As we read again and again and learn from wise teachers, the big picture begins to take shape in our minds. We get glimpses of the grand Story that inspire us to take up and read on. Foreign parts grow familiar, difficult parts make sense. The Word takes root in us so it can bear fruit through us. I read not just to get something for today, but to get the Word in my heart and mind so it is there when I need it.
I have hidden your word in my heart that I might not sin against you. –Psalm 119:11
What are you’re thoughts on the daily devotions model? Does it work for you or frustrate you? How do mindset and motives affect our regular Bible reading? What should be our goals in reading?


[1] They were right that these are crucial elements in spiritual health, growth and wholeness and that they are the first things to slide when a person pursues sin, but there may be more factors at play and more holistic solutions.
[2] On this point, see Neil Postman, Amusing Ourselves to Death.
[3] I’m fully aware of the anti-authority sentiments in this sentence and this post. I’m increasingly aware that I am by no means immune to the rebellious streak that blossomed in the 1960s and now characterizes America’s youth culture. I hope I’m learning to live in the tension between humbly learning from tradition and critically engaging past and present to find a more faithful way forward.
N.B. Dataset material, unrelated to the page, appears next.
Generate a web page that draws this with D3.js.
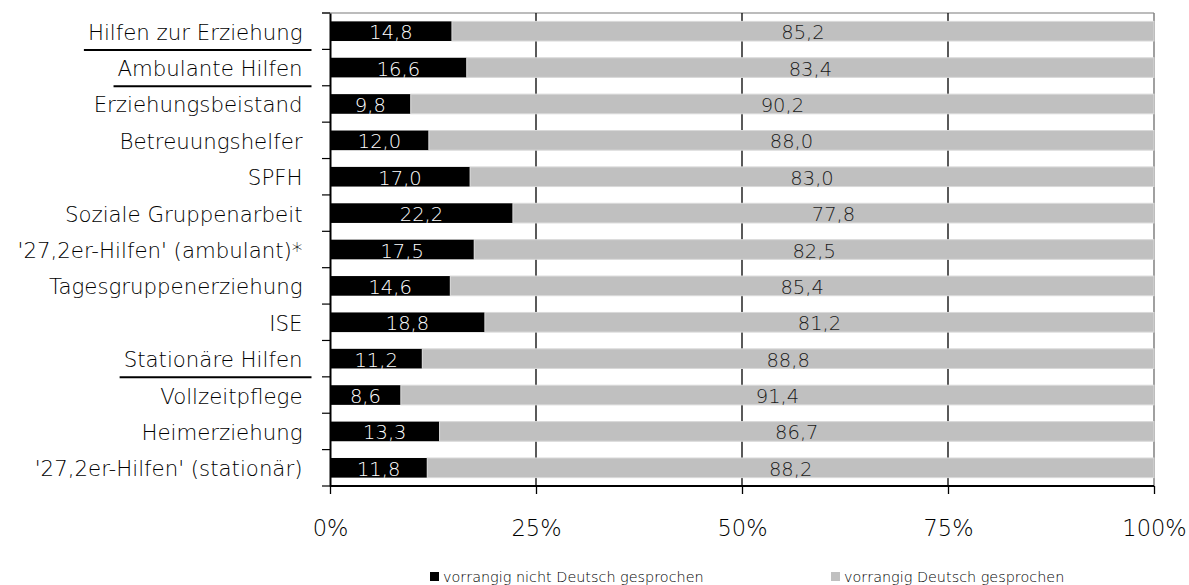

[4] E.g. Eugene Peterson, A Long Obedience in the Same Direction: Discipleship in an Instant Society (Downers Grove: InterVarsity, 1980; 2000).
[5] Daily bread, Jesus reminds us, is a gift we seek from the Father (Matthew 6:11), not a product we purchase. Reading scripture is a relational communion of heart and mind, not a results-driven religious obligation.
[6] There are, of course, some among us with extraordinary discipline, who thrive on the daily reading routine. But an equal danger lurks for them: routine can easily run dry. We may do it just to check a box, or worse, to tell others that we’ve checked a box. True, at least we’re doing it, but it doesn’t approach the joyful, worshipful experience that the quiet time promoters promise, so it too can produce discouragement.
[7] One might think of numerous other reasons for missing a day that would discourage a person who’s convinced that daily reading is essential: unexpected family emergency, illness, travel, etc.
[8] My defensive side wants to add: “Don’t even start with the ‘If you were really serious you’d make the time’ guilt trip. I’m a pretty serious guy, but that means I’ve got a lot going on. I try to do it all for God’s glory. Bible reading is one thing among many.” But I know there is some truth in that guilt trip and there is room to improve my priorities and practices. However, the point remains that life is full of unexpected event and competing demands, and “just making the time” is not as simple as some make is sound. If old habits are hard to break, new ones can be equally hard to begin and demanding ones can be hard to sustain.